1969 was an excellent rookie season for Sanguillen as that average and his 44% pick-off ratio can attest. He probably would have made the Topps team if Atlanta's Bob Didier didn't step in to rescue that team. Manny immediately bumped Jerry May from the starting role and he would be an offensive dynamo while with the Pirates. His average popped in '70 and then in the Series year of '71 he topped out in RBI's while earning his first All-Star berth and then tore up the Series, hitting .379. In '72 he sampled his first outfield time while returning to the All-Star game. '74 was a step up from '73 as he hit .287 while scoring a career-high 77 runs. Then in '75 Manny hit .328 to get his third All-Star nod and posted by far his best OBA of .391. In '76 he missed some time to injury and following that year was involved in a wiggy trade, whereby he went to the A's for Oakland's manager, Chuck Tanner. The A's had lost essentially their whole team through free agency following the '76 season and I think the Tanner move was a merciful one on the part of Charley O. Manny left his first run in Pittsburg with a .303 career average.

Sanguillen got to Oakland after the big diaspora and actually had a decent year on a horrible club, posting a .275 average. He also put in nearly as much time at DH as behind the plate. He then returned to Pisstbugh from his one-season exile in a trade for Elias Sosa, Miguel Dilone, and Mike Edwards. Ed Ott had by then take over the starting catcher role and Manny was a back-up in his first year back, hitting .264 in 220 at bats. His plate time continued to decrease over the next two seasons when he mostly filled in at first base and pinch hit, though he did get one more ring from the '79 champs. His final average was .296 and he had 1,500 hits with 65 homers and 585 RBI's. He hit .282 in 29 post-season games and with that strong arm of his threw out 39% of attempted base runners against a league average of 35%.

After playing, Manny got involved with baseball in Latin America, particularly in his native Panama. He did some scouting for the Pirates and played in the Senior League. In 2002 he became a catching instructor for spring training and that year also opened his own barbecue restaurant at PNC Park.

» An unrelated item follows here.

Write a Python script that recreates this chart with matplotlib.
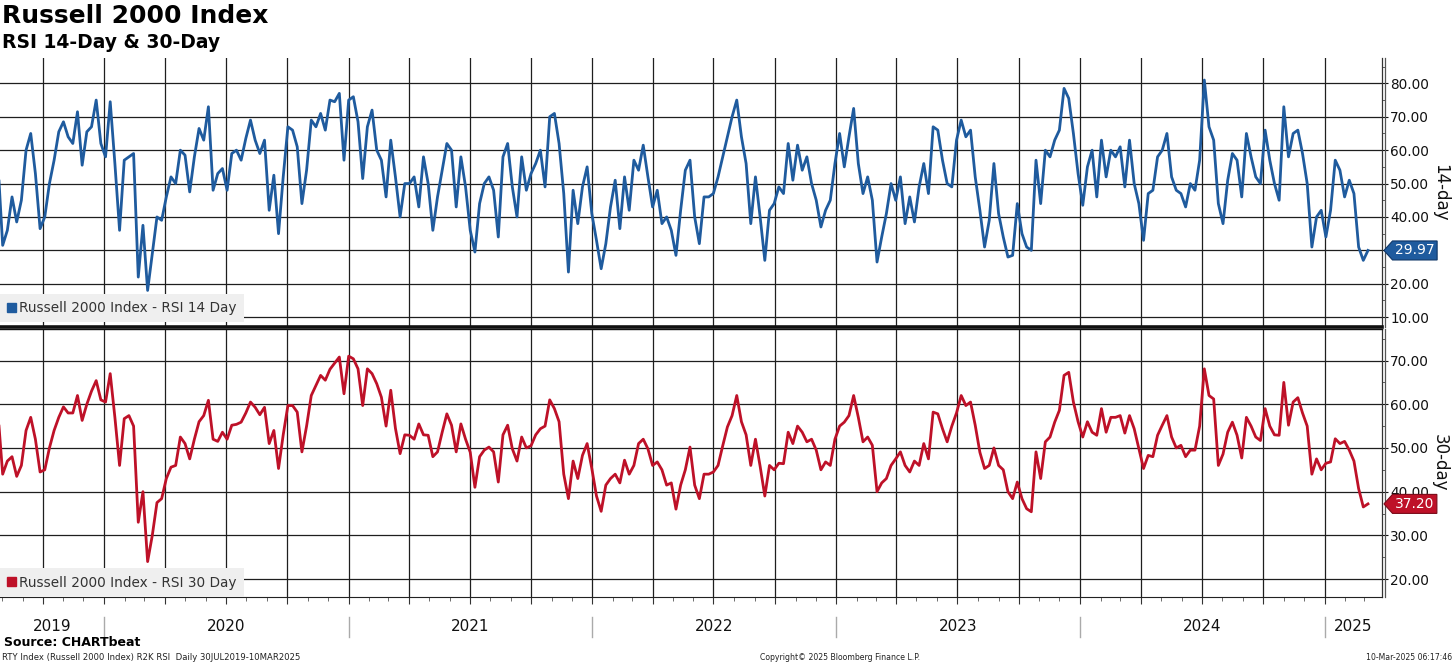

The back of the card gives us another parenthetical name. It is nice for Topps to give that average in the second bullet for those of us who are mathematically challenged. The cartoon makes notice of his speed; he also did not strike out too often. He was a very good contact hitter and ran the bases well. Finally, I love his home address. Not quite "New York, New York," but you gotta love the urgency at making sure we knew where he lived.

So how do we get from Sanguillen to Scott? Here's how:

1. Sanguillen and Bert Blyleven '78 to '79 Pirates;
2. Blyleven and Johnny Briggs '75 Twins;
3. Briggs and George Scott '72 to '75 Brewers.


  1. Topps had some great horizontal cards in 1974

  2. Definitely not an in-game shot. If Manny was indeed catching, he wouldn't have his cap on forwards. You also generally don't see a folded-up batting cage in the field of play. If anything, Sanguillen looks like he's desperately trying to evade the photographer!